IPL 2018: NZ Cricket Association criticises IPL auctions

Only 7 Kiwi players made it through the IPL auctions for different franchises.

Martin Guptill was ignored by the IPL franchises in this IPL auction. (Getty)

A few days after the successful IPL 2018 auctions, the New Zealand Cricket Association has came out criticising the auction process, calling it to be an undignified, cruel and unnecessary employment practice. 

This is the first time cricket administrators from a country have openly hit out at the auction. "I think the whole system is archaic and deeply humiliating for the players, who are paraded like cattle for all the world to see," Heath Mills, chief executive of the New Zealand Cricket Players Association was quoted as saying by the New Zealand Herald.

Mills stated that there was a need to change the system in order for it facilitate greater engagement with players.

"There's a lot of good things about the Indian Premier League and it's been great for cricket but I'd like to see it mirror the rest of professional sport in the way they engage athletes," Mills said.

56 overseas players were bought in the auction including seven players from New Zealand out of the 24 names that made it to the final auction list - Brendon McCullum (CSK), Kane Williamson (SRH), Trent Boult (DD), Colin de Grandhomme (RCB), Colin Munro (DD), Tim Southee (RCB) and Mitchell Santner (CSK).

"Some players do exceptionally well out of if but the vast majority would like to see the system changed. They would like to negotiate with coaches and owners behind closed doors."

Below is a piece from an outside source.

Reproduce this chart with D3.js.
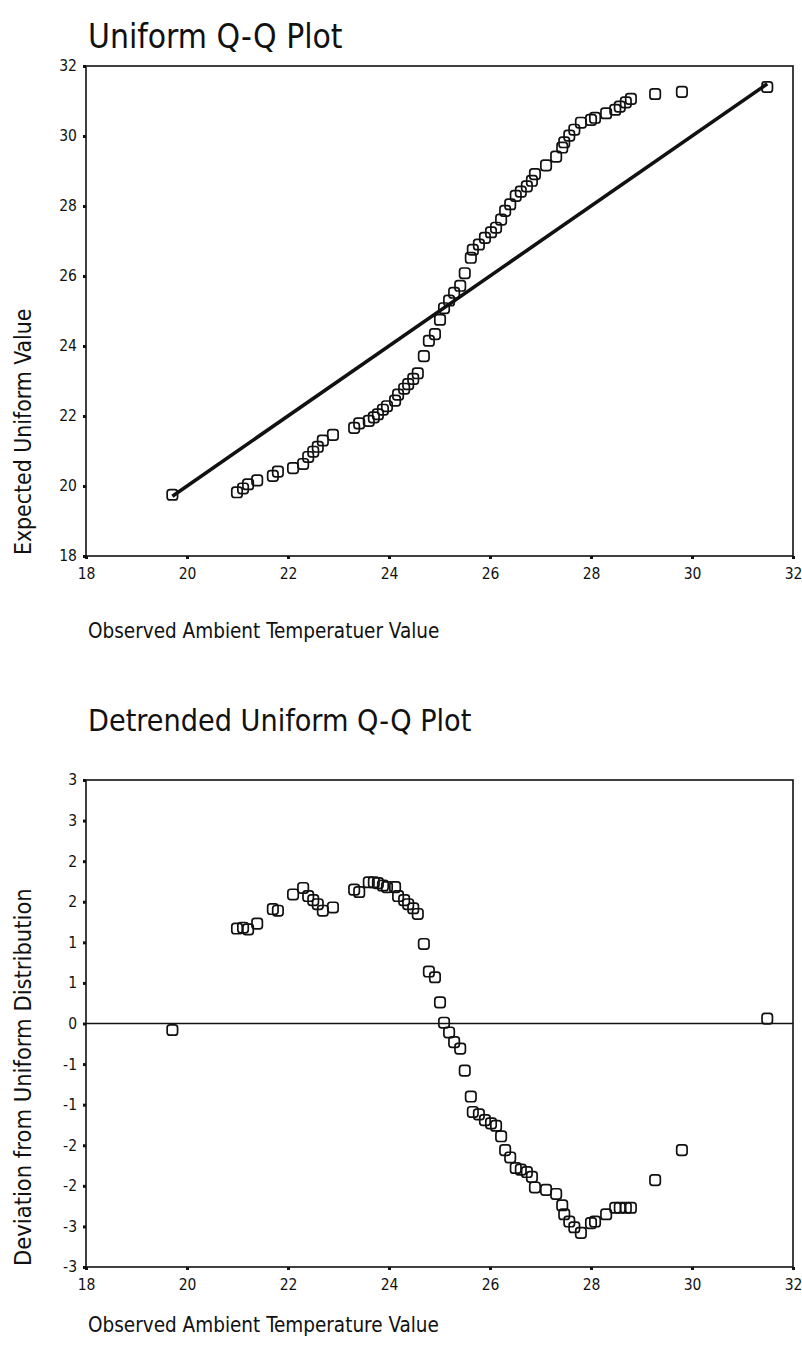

"The players enter the auction not knowing where they are going, who their team-mates are going be, who's managing them, who the owners are -- no other sports league in the world engages players on that basis," he added. 

"Apart from the public disappointment of players being are passed in, those who are picked up are treated badly by modern standards," Mills said.

The cash-rich tournament has always been controversy attracted right from the first edition itself in 2008. Former greats of the game have always criticised the tournament due to the money involved in it, which many feels have corrupted the players and the system as a whole.

This just adds to the already long list of controversies that have been associated with over the years.